If I took the time to submit my child’s photo to the Gerber baby contest, I will likely promote that program. These are all creative roles. We need to be conscious of different levels of commitment. Not everyone will go so far as to submit the picture. But they may vote on a series of images. Or they may send an email with a link to friend with a particularly cute baby. We think in terms of a “ladder of engagement” where there are simple, five-second things to do at one end and more complex, time intensive things to do at the other end. The Forrester “Technographics” data set seems to reveal that there are demographic tendencies for who will do something intensive like create and submit a video in a contest, for example. That guidance can help set up the right ladder and avoid common problems like building a program that expects 55+ women in the middle of the country to create five minute video submissions.
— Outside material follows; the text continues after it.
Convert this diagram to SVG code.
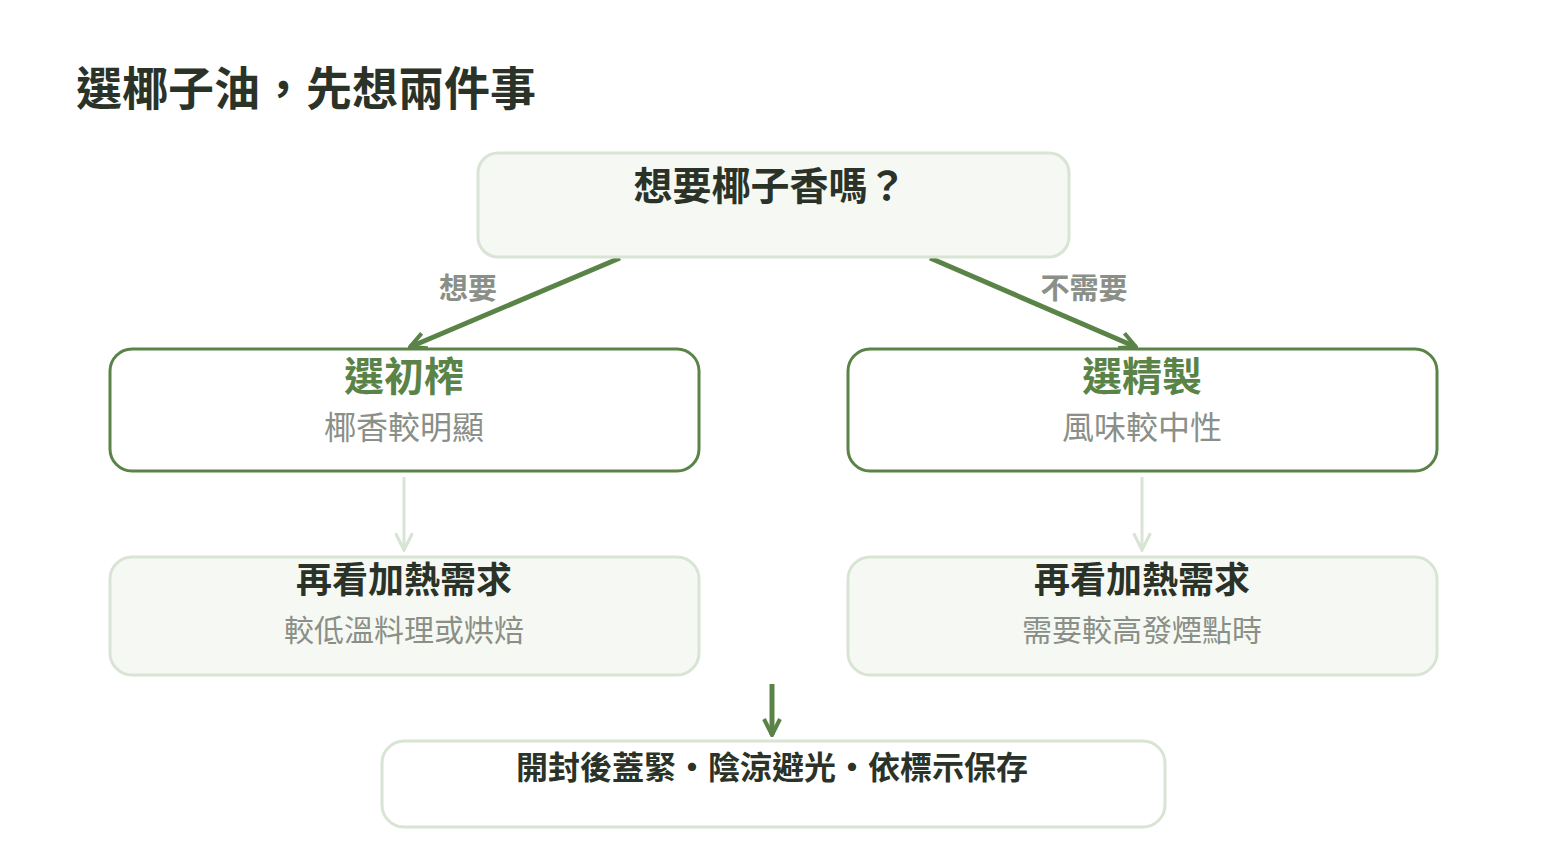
<svg xmlns="http://www.w3.org/2000/svg" width="1546" height="860" viewBox="0 0 1546 860">
<style>
text{font-family:"Noto Sans CJK TC","Noto Sans CJK SC",sans-serif;text-anchor:middle}
.lt{fill:#f6f9f3;stroke:#d8e4d4;stroke-width:3}
.wh{fill:#fff;stroke:#d8e4d4;stroke-width:3}
.gr{fill:#fff;stroke:#5a8447;stroke-width:3}
.h{font-weight:700;fill:#2b3329}
.g{font-weight:700;fill:#5a8447}
.s{fill:#8a8f88}
.lab{font-weight:700;fill:#8a8f88;font-size:29px}
</style>
<defs>
<marker id="ag" viewBox="0 0 10 10" refX="9" refY="5" markerWidth="4" markerHeight="4" orient="auto" markerUnits="strokeWidth"><path d="M1,1 L9,5 L1,9" fill="none" stroke="#5a8447" stroke-width="2"/></marker>
<marker id="al" viewBox="0 0 10 10" refX="9" refY="5" markerWidth="7" markerHeight="7" orient="auto" markerUnits="strokeWidth"><path d="M1,1 L9,5 L1,9" fill="none" stroke="#d8e4d4" stroke-width="1.5"/></marker>
</defs>
<rect width="1546" height="860" fill="#fff"/>
<text x="76" y="105" style="text-anchor:start;font-size:46px" class="h">選椰子油，先想兩件事</text>
<g id="connectors">
<line x1="620" y1="258" x2="410" y2="347" stroke="#5a8447" stroke-width="5" marker-end="url(#ag)"/>
<line x1="930" y1="258" x2="1136" y2="347" stroke="#5a8447" stroke-width="5" marker-end="url(#ag)"/>
<line x1="404" y1="477" x2="404" y2="550" stroke="#d8e4d4" stroke-width="3" marker-end="url(#al)"/>
<line x1="1142" y1="477" x2="1142" y2="550" stroke="#d8e4d4" stroke-width="3" marker-end="url(#al)"/>
<line x1="772" y1="684" x2="772" y2="735" stroke="#5a8447" stroke-width="5" marker-end="url(#ag)"/>
<text x="468" y="299" class="lab">想要</text>
<text x="1084" y="299" class="lab">不需要</text>
</g>
<g id="q"><rect x="478" y="153" width="591" height="104" rx="20" class="lt"/><text x="770" y="200" class="h" style="font-size:39px">想要椰子香嗎？</text></g>
<g id="virgin"><rect x="110" y="349" width="589" height="122" rx="22" class="gr"/><text x="404" y="391" class="g" style="font-size:40px">選初榨</text><text x="404" y="439" class="s" style="font-size:32px">椰香較明顯</text></g>
<g id="refined"><rect x="848" y="349" width="589" height="122" rx="22" class="gr"/><text x="1142" y="391" class="g" style="font-size:40px">選精製</text><text x="1142" y="439" class="s" style="font-size:32px">風味較中性</text></g>
<g id="heatL"><rect x="110" y="557" width="589" height="118" rx="22" class="lt"/><text x="404" y="593" class="h" style="font-size:36px">再看加熱需求</text><text x="404" y="641" class="s" style="font-size:30px">較低溫料理或烘焙</text></g>
<g id="heatR"><rect x="848" y="557" width="589" height="118" rx="22" class="lt"/><text x="1142" y="593" class="h" style="font-size:36px">再看加熱需求</text><text x="1142" y="641" class="s" style="font-size:30px">需要較高發煙點時</text></g>
<g id="store"><rect x="382" y="741" width="783" height="86" rx="22" class="wh"/><text x="772" y="779" class="h" style="font-size:32px">開封後蓋緊・陰涼避光・依標示保存</text></g>
</svg>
Simple Advocacy: Do we remind people to share and make it easy?
If we want people to share something or even to take an action, we ought to clearly ask them to do so and them remind them to do it. We also, ought to make it as easy as possible. We ought to have a reckoning when it comes to UX and UI design. It's time we set aside all pretensions and embrace the art of making things clear and easy. Remember the Heath Brothers in Switch. They talk about Shaping the Path and within that gestalt, Tweaking the Environment.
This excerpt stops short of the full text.